More than 80 women have accused Weinstein of sexual misconduct dating back decades. He denies the allegations, claiming any sexual encounters he had were consensual.
Jury selection at New York‘s Supreme Court began on Tuesday – more than two years since the allegations first came to widespread public attention and gave momentum to the #MeToo movement – with the trial expected to last around two months.
One of Weinstein’s lawyers, Arthur Aidala, asked the judge to delay the trial or at least allow more time for jury selection after he was separately charged in Los Angeles on Monday with raping one woman and sexually assaulting another in 2013.
He said: “I cannot think of one time, one case where the day of jury selection this type of prejudice is being cast against a criminal defendant.”
Prosecutors in LA have been reviewing eight cases of alleged sexual assault against Weinstein.
However the judge refused to delay the trial, saying the jury would be instructed that an indictment was not evidence of guilt.

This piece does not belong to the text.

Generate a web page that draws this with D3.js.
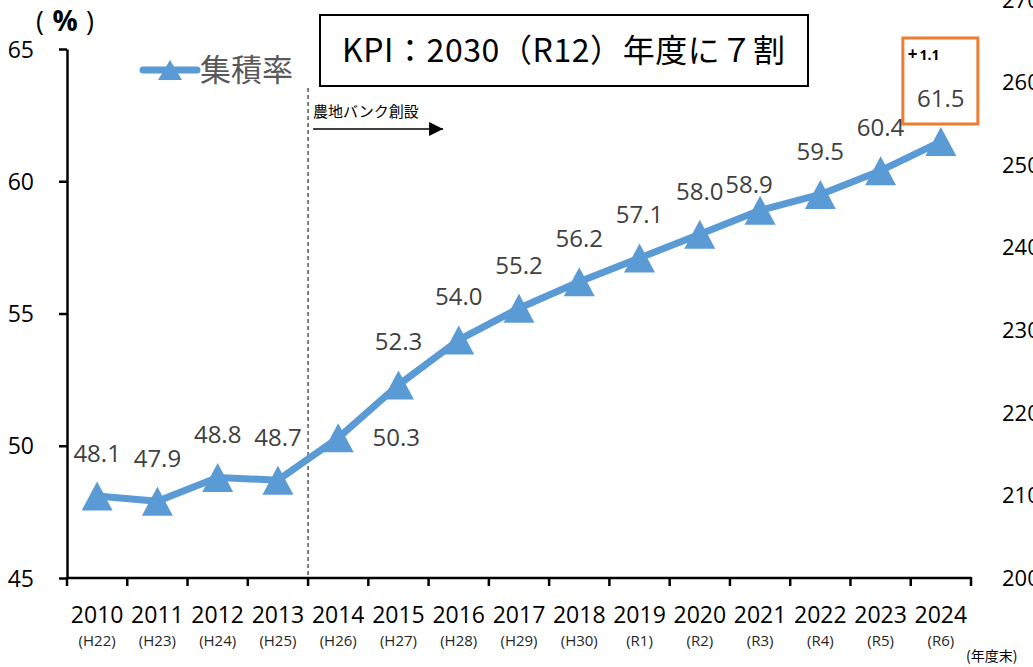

Legal experts have said it would be a challenging process to choose a fair jury following the #MeToo movement and Monday’s charges.
Among the questions prospective jurors are being asked is if they have ever worked in the entertainment industry, and if they have, what position they held and for how many years.
Prosecutors require all 12 jurors to back a conviction, while Weinstein needs just one holdout for a hung jury.
Dozens of women have made allegations of sexual abuse and harassment against Weinstein since the publication of revelations in the New York Times in October 2017.
Rosanna Arquette, who claims Weinstein derailed her career after resisting his advances, said she will attend court to support his alleged victims.